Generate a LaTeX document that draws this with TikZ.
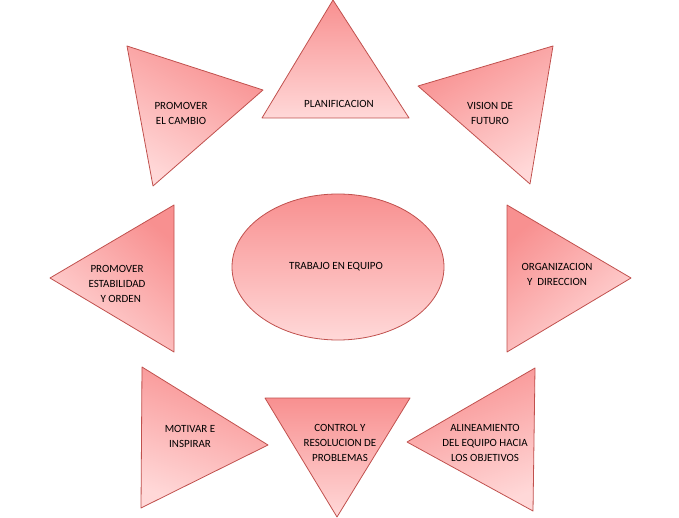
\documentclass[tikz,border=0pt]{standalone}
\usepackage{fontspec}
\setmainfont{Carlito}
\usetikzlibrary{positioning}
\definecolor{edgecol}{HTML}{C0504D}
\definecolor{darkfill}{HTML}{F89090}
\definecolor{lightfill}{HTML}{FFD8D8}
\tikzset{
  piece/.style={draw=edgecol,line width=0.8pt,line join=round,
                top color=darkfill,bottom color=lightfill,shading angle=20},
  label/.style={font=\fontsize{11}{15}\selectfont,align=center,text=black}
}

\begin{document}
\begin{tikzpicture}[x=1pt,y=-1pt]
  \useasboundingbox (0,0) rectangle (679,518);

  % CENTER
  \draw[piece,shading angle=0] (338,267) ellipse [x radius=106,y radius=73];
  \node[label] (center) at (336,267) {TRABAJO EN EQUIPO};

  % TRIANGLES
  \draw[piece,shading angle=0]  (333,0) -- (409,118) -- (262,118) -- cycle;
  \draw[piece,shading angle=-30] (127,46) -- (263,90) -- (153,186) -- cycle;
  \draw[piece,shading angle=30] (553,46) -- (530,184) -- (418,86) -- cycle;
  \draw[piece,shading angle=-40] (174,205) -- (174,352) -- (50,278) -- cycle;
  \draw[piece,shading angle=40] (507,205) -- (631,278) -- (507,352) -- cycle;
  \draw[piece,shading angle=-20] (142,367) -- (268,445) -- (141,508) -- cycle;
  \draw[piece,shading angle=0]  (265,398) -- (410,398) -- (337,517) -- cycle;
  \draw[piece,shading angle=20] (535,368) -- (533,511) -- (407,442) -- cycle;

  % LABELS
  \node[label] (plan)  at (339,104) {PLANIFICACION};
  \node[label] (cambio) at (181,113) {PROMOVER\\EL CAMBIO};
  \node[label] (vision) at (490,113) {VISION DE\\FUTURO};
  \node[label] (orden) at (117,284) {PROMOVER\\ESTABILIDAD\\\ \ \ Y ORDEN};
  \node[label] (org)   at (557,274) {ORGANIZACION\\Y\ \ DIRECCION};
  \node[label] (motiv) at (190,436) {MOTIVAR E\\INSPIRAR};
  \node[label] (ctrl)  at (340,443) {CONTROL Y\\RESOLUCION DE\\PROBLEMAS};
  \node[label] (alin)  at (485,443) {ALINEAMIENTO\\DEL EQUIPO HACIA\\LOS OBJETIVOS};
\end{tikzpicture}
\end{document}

- - - -

:: Request ::
Please take the lines from the beginning of the data above through the line holding "(center) at (336,267)" and transcribe them exactly, without any pictures.

:: Task solution ::
Generate a LaTeX document that draws this with TikZ.
\documentclass[tikz,border=0pt]{standalone}
\usepackage{fontspec}
\setmainfont{Carlito}
\usetikzlibrary{positioning}
\definecolor{edgecol}{HTML}{C0504D}
\definecolor{darkfill}{HTML}{F89090}
\definecolor{lightfill}{HTML}{FFD8D8}
\tikzset{
  piece/.style={draw=edgecol,line width=0.8pt,line join=round,
                top color=darkfill,bottom color=lightfill,shading angle=20},
  label/.style={font=\fontsize{11}{15}\selectfont,align=center,text=black}
}

\begin{document}
\begin{tikzpicture}[x=1pt,y=-1pt]
  \useasboundingbox (0,0) rectangle (679,518);

  % CENTER
  \draw[piece,shading angle=0] (338,267) ellipse [x radius=106,y radius=73];
  \node[label] (center) at (336,267) {TRABAJO EN EQUIPO};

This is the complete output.